• [Collected material]:
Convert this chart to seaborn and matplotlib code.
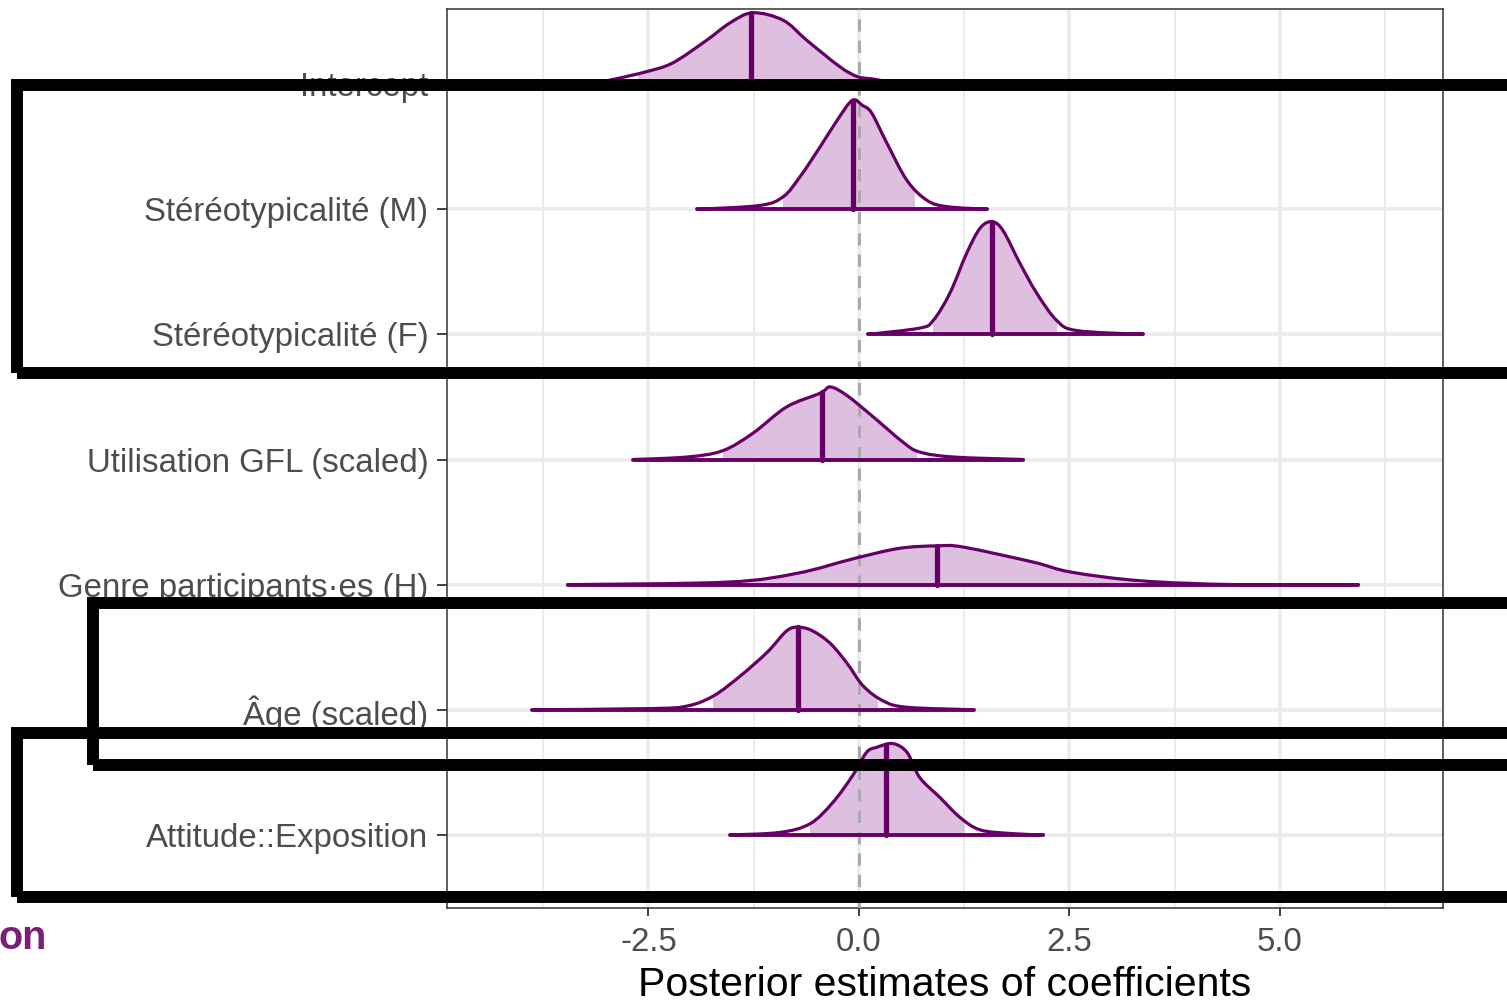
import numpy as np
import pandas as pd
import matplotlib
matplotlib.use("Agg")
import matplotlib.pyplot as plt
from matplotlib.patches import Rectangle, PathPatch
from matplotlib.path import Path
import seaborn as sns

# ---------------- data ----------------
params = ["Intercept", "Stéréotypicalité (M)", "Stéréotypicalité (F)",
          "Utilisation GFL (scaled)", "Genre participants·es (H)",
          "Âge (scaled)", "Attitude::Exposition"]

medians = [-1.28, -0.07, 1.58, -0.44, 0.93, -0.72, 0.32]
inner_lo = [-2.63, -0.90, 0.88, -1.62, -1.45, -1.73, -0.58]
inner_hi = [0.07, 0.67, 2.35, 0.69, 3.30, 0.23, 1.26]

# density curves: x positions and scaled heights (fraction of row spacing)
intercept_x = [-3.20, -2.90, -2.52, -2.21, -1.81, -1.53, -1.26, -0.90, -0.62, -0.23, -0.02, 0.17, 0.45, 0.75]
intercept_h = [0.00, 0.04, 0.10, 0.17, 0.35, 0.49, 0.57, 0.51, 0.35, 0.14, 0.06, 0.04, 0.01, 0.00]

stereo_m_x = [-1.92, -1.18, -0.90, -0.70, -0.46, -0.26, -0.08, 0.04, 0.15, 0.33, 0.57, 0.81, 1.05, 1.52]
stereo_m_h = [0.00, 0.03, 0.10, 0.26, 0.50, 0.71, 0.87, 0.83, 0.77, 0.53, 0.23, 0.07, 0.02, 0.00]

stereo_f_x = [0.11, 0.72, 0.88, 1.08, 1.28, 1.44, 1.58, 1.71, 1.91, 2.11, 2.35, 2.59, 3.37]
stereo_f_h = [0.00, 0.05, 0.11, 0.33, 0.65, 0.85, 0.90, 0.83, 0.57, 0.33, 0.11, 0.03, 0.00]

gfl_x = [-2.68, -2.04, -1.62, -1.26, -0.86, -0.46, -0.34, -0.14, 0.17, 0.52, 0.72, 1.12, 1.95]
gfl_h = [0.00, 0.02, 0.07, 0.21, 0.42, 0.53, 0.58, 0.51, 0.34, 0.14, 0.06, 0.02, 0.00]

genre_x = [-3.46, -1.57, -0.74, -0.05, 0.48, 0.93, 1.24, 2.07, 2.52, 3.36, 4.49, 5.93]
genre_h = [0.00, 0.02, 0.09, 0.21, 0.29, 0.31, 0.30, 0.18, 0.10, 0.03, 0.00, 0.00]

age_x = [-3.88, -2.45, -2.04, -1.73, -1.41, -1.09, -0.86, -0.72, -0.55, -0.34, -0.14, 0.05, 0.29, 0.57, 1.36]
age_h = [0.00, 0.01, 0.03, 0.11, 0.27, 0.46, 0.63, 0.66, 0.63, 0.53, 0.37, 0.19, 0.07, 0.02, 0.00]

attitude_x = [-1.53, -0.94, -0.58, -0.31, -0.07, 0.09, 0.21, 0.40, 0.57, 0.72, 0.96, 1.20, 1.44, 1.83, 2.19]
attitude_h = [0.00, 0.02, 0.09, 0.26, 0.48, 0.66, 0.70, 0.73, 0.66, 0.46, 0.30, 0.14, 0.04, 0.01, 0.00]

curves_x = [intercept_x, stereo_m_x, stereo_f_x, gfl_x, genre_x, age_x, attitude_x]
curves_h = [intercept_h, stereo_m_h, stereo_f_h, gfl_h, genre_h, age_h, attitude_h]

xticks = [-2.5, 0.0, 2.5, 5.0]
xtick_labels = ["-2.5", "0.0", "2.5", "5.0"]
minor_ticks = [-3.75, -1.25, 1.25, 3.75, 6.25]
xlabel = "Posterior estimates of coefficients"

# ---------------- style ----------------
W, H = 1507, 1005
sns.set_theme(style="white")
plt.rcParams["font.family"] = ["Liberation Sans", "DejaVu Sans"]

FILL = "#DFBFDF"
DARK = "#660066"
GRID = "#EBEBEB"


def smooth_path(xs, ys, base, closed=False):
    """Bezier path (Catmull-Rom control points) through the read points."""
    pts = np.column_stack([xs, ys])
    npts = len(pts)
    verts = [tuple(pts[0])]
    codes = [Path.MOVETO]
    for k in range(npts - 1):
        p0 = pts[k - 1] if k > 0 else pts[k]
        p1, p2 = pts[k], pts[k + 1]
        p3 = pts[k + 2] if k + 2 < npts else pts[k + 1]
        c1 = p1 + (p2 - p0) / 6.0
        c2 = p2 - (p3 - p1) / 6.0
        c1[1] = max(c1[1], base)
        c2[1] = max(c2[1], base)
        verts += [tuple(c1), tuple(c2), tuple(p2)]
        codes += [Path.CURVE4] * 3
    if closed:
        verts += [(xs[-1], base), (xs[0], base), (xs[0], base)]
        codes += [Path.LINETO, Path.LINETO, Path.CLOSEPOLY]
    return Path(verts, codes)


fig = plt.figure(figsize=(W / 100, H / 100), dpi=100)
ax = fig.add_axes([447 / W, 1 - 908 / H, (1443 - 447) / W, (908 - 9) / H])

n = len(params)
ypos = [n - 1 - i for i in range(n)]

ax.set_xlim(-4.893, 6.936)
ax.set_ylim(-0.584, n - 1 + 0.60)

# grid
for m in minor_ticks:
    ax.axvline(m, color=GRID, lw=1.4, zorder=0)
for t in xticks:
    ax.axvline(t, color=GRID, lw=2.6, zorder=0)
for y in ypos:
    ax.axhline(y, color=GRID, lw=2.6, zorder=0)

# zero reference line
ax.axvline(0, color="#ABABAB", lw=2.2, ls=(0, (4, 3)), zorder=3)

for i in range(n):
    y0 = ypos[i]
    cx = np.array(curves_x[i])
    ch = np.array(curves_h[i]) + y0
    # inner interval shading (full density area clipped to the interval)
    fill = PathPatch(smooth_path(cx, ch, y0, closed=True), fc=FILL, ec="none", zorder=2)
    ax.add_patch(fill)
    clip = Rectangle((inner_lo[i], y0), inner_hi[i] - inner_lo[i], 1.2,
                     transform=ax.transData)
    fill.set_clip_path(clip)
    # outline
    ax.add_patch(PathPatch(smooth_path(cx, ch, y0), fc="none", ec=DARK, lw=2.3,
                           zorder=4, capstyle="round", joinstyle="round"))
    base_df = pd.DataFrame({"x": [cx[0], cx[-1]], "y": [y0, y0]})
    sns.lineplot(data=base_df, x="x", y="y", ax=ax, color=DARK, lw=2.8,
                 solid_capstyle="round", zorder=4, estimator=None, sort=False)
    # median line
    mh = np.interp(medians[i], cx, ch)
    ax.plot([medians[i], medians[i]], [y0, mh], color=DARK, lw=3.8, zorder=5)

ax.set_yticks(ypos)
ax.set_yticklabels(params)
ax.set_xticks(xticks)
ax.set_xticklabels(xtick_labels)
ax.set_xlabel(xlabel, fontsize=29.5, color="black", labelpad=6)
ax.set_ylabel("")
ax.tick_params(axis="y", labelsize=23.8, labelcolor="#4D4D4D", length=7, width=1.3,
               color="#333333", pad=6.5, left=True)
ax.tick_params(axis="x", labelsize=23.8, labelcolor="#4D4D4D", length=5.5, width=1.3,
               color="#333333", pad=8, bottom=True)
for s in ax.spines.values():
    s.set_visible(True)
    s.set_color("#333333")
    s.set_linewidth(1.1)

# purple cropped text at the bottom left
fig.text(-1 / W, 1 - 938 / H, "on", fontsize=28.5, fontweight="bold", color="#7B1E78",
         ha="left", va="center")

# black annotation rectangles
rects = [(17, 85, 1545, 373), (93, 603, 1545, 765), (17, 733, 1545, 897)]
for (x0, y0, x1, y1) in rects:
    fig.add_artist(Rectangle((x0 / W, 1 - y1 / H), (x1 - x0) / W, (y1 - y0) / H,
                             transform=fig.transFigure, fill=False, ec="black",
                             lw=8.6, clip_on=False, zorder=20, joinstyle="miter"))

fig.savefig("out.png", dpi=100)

• [Aim]:
Write out exactly the opening lines of the data, stopping after the line that holds "import seaborn as sns". Exclude pictures.

• [Task solution]:
Convert this chart to seaborn and matplotlib code.
import numpy as np
import pandas as pd
import matplotlib
matplotlib.use("Agg")
import matplotlib.pyplot as plt
from matplotlib.patches import Rectangle, PathPatch
from matplotlib.path import Path
import seaborn as sns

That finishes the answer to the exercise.